Denn darum geht‘s auch bei dem mit Bundesmitteln geförderten Projekt zur Anpassung urbaner Räume an den Klimawandel: beispielgebend zu sein, wo sonst doch oft Ertrag und Kosten im Vordergrund stehen. Sie selbst hätten die Auswirkungen des Klimawandels erlebt, hätten ihr Wild bei Hitze und Trockenheit leiden sehen. "Da kommt man ins Grübeln", sagt Christian Rahe. "Wie wollen wir den Klimawandel aufhalten, wenn wir alles so lassen, wie es ist? Dann kommen wir ja nicht so richtig weiter in dieser ganzen Angelegenheit. Also schaffen wir jetzt ein Beispiel, das zum Nachdenken anregen soll, wo Leute sich eine Idee holen können. Es muss ja gar nicht so groß sein, wie wir es hier machen. Es kann auch im Kleinen anfangen."
Nachhaltige Landwirtschaft gibt es schon in der Rinderhaltung
Christian Moschner ist Agrarwissenschaftler und forscht an der Uni Kiel zum Thema Agroforst. Er ist überzeugt, dass dieses Prinzip ein guter Weg für die Landwirtschaft ist. "Das System wird zum Beispiel jetzt schon in der Rinderhaltung eingesetzt.

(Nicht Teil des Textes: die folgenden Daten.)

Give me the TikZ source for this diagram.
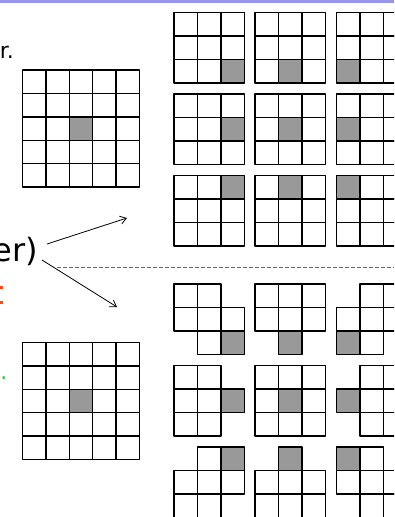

Unter anderem, um so die Windgeschwindigkeit zu minimieren und den Tieren Schutz zu bieten." Zudem werde durch mehr Beschattung die Feuchtigkeit im Boden gehalten und so die Güte der Ackerfläche erhalten.
Tiere und Ackerfrüchte auf einem Feld erscheinen auf den ersten Blick wie Landwirtschaft früherer Zeiten. Doch Christian Moschner erklärt: "Der Blickpunkt hat sich im Vergleich zur Vergangenheit gewandelt. Man hat erkannt, dass es wichtig ist, die Flächen zu erhalten." Früher sei es beim Anbau von Streuobst oder Bäumen hauptsächlich um die Biomasse gegangen - also entweder das Holz oder die Früchte. Jetzt gehe es um Nachhaltigkeit.